SAN FRANCISCO INTERNATIONAL POETRY FESTIVAL

Presents

Vietnamese Poets of the Diaspora
NOVEMBER 8, 2008

7:00 p.m.
Featuring readings from six poets
Golden Gate Room, Fort Mason Center

9:00 p.m. Reception
Featuring live musical entertainment
Book Bay Fort Mason, Building C, Room 165, 415-771-1076

Join Friends of the San Francisco Public Library and the Diaspora Vietnamese Artists Network (DVAN) for the San Francisco International Poetry Festival—Vietnamese Poets of the Diaspora. This special event celebrates the large and thriving Vietnamese community in the Bay Area and brings Vietnamese American poets from around the country to read and perform. These artists are the new voices of their communities.
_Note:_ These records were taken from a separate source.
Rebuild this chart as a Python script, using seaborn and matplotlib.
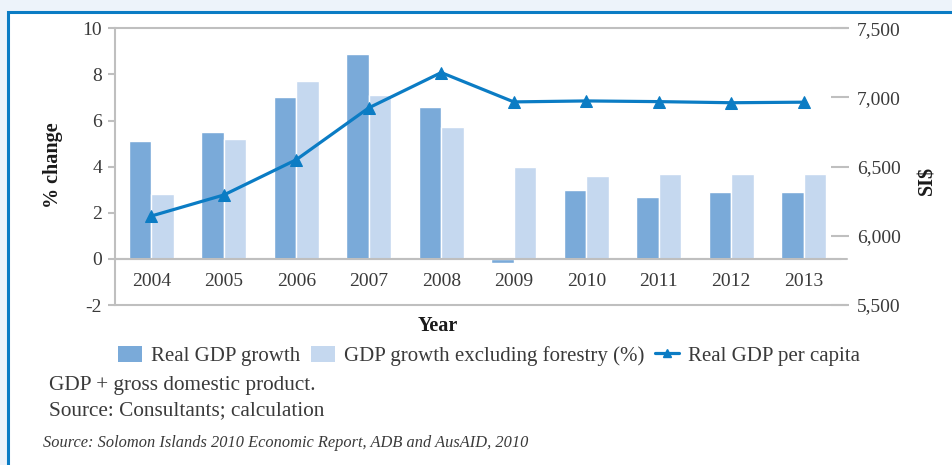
import numpy as np
import pandas as pd
import matplotlib
matplotlib.use("Agg")
import matplotlib.pyplot as plt
from matplotlib.patches import Rectangle, Patch
from matplotlib.lines import Line2D
import seaborn as sns

# ---- data -------------------------------------------------------------
years = ["2004", "2005", "2006", "2007", "2008", "2009", "2010", "2011", "2012", "2013"]
real_gdp_growth = [5.1, 5.5, 7.0, 8.9, 6.6, -0.2, 3.0, 2.7, 2.9, 2.9]
gdp_growth_ex_forestry = [2.8, 5.2, 7.7, 7.1, 5.7, 4.0, 3.6, 3.7, 3.7, 3.7]
real_gdp_per_capita = [6143, 6295, 6550, 6925, 7180, 6968, 6975, 6970, 6962, 6966]

series_names = ["Real GDP growth", "GDP growth excluding forestry (%)"]
line_name = "Real GDP per capita"
pct_ticks = [-2, 0, 2, 4, 6, 8, 10]
si_ticks = [5500, 6000, 6500, 7000, 7500]

# ---- style ------------------------------------------------------------
sns.set_style("white")
plt.rcParams["font.family"] = ["Liberation Serif", "DejaVu Serif"]
plt.rcParams["axes.unicode_minus"] = False

DARK = "#7aaad9"
LIGHT = "#c5d8ef"
LINE = "#0b7cc4"
GRID = "#bfbfbf"
TXT = "#3a3a3a"
W, H = 952, 465

fig = plt.figure(figsize=(W / 100, H / 100), dpi=100)
fig.patch.set_facecolor("#edf3fa")

# white panel with blue border (top and left edges visible)
fig.patches.append(Rectangle((8 / W, -0.2), 1.5, 1.2 - 12.5 / H,
                             transform=fig.transFigure, facecolor="white",
                             edgecolor=LINE, linewidth=2.2, zorder=-5))

ax = fig.add_axes([115 / W, 1 - 305 / H, (840 - 115) / W, (305 - 28.3) / H])
ax.set_facecolor("none")

df = pd.DataFrame({
    "year": years * 2,
    "series": [series_names[0]] * len(years) + [series_names[1]] * len(years),
    "value": real_gdp_growth + gdp_growth_ex_forestry,
})
sns.barplot(data=df, x="year", y="value", hue="series", palette=[DARK, LIGHT],
            width=0.62, saturation=1, ax=ax, legend=False, zorder=2)

ax.set_xlim(-0.5, len(years) - 0.5)
ax.set_ylim(-2, 10)
ax.set_xlabel("")
ax.set_ylabel("")

# left axis
ax.set_yticks(pct_ticks)
ax.set_yticklabels([str(t) for t in pct_ticks])
ax.tick_params(axis="y", direction="out", length=5, width=1.5, color=GRID,
               labelsize=14, labelcolor=TXT, pad=4.4)
for s in ["top", "right"]:
    ax.spines[s].set_visible(False)
ax.spines["left"].set_color(GRID)
ax.spines["left"].set_linewidth(1.5)
ax.spines["bottom"].set_position(("data", 0))
ax.spines["bottom"].set_color(GRID)
ax.spines["bottom"].set_linewidth(1.5)

# category labels sit on the zero line, with separators between categories
ax.set_xticks(range(len(years)))
ax.set_xticklabels(years)
ax.set_xticks(np.arange(0.5, len(years) - 1, 1), minor=True)
ax.tick_params(axis="x", which="major", length=0, labelsize=14, labelcolor=TXT, pad=10)
ax.tick_params(axis="x", which="minor", direction="inout", length=12, width=1.5, color=GRID)

ext = (847 - 115) / (840 - 115)
for yv in (10, 0, -2):
    ax.axhline(yv, xmin=0, xmax=ext, color=GRID, lw=1.5, clip_on=False, zorder=1)

# right axis with the per-capita line
ax2 = ax.twinx()
sns.lineplot(x=np.arange(len(years)), y=real_gdp_per_capita, ax=ax2, color=LINE,
             linewidth=2.3, marker="^", markersize=8, markeredgecolor=LINE,
             legend=False)
ax2.set_ylim(5500, 7500)
ax2.set_yticks(si_ticks)
ax2.set_yticklabels([f"{t:,}" for t in si_ticks])
ax2.tick_params(axis="y", direction="inout", length=13.5, width=1.5, color=GRID,
                labelsize=14, labelcolor=TXT, pad=5.4)
for s in ax2.spines.values():
    s.set_visible(False)
ax2.set_ylabel("")
ax2.set_xlim(-0.5, len(years) - 0.5)

# axis titles
fig.text(53 / W, 1 - 165 / H, "% change", rotation=90, ha="center", va="center",
         fontsize=14.5, fontweight="bold", color="#1a1a1a")
fig.text(927 / W, 1 - 180 / H, "SI$", rotation=90, ha="center", va="center",
         fontsize=14.5, fontweight="bold", color="#1a1a1a")
fig.text(438 / W, 1 - 326 / H, "Year", ha="center", va="center",
         fontsize=14.5, fontweight="bold", color="#1a1a1a")

# legend
handles = [Patch(facecolor=DARK, edgecolor="none"),
           Patch(facecolor=LIGHT, edgecolor="none"),
           Line2D([], [], color=LINE, lw=2.3, marker="^", markersize=6)]
fig.legend(handles, series_names + [line_name], loc="center",
           bbox_to_anchor=(489 / W, 1 - 356 / H), ncol=3, frameon=False,
           fontsize=15, handlelength=1.15, handleheight=0.85,
           handletextpad=0.4, columnspacing=0.55, labelcolor=TXT)

# notes
fig.text(49 / W, 1 - 385 / H, "GDP + gross domestic product.", ha="left", va="center",
         fontsize=15.3, color=TXT)
fig.text(49 / W, 1 - 411 / H, "Source: Consultants; calculation", ha="left", va="center",
         fontsize=15.3, color=TXT)
fig.text(43 / W, 1 - 443 / H,
         "Source: Solomon Islands 2010 Economic Report, ADB and AusAID, 2010",
         ha="left", va="center", fontsize=11.8, fontstyle="italic", color=TXT)

fig.savefig("out.png", dpi=100, facecolor=fig.get_facecolor())
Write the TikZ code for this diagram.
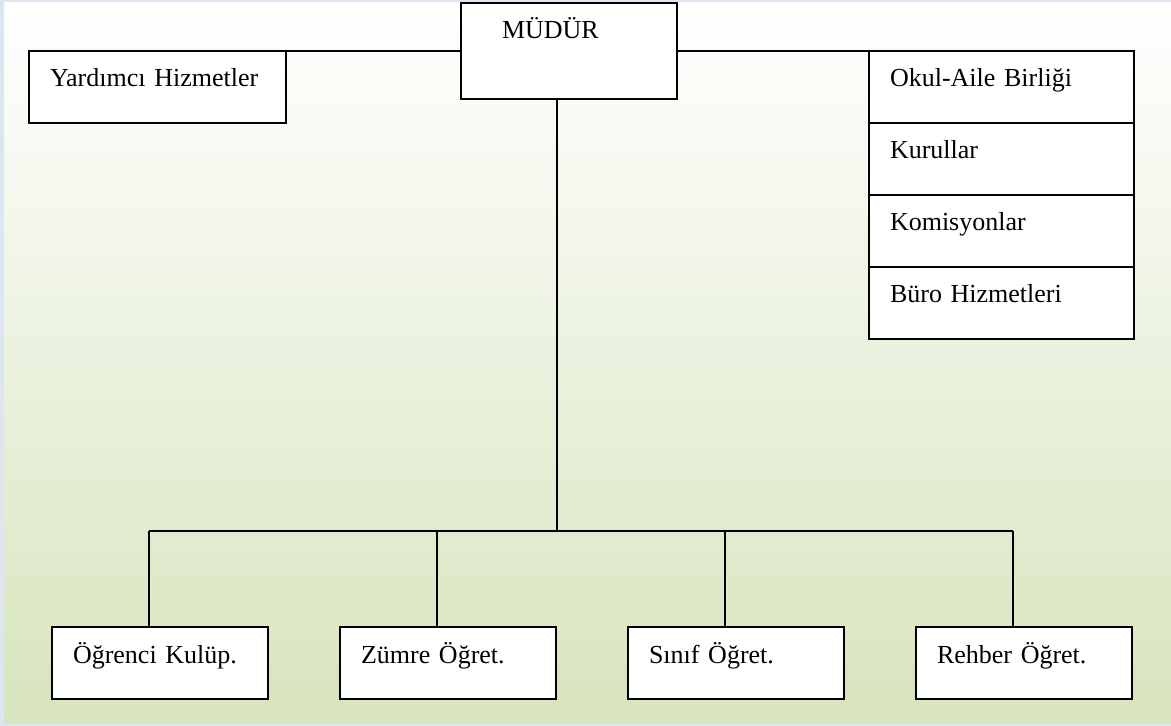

Curated by Friends’ Poet-in-Residence Jack Hirschman and Isabelle Thuy Pelaud in the Asian American Studies Department at SFSU, this special event features Anh-Hoa Thi Nguyen, Truong Tran (author of Dust and Conscience), Linh Dinh (author of Fake House), Mong-Lan (author of Why Is the Edge Always Windy), le thi diem thuy (author of The Gangster We Are All Looking For) and spoken word poet Bao Phi.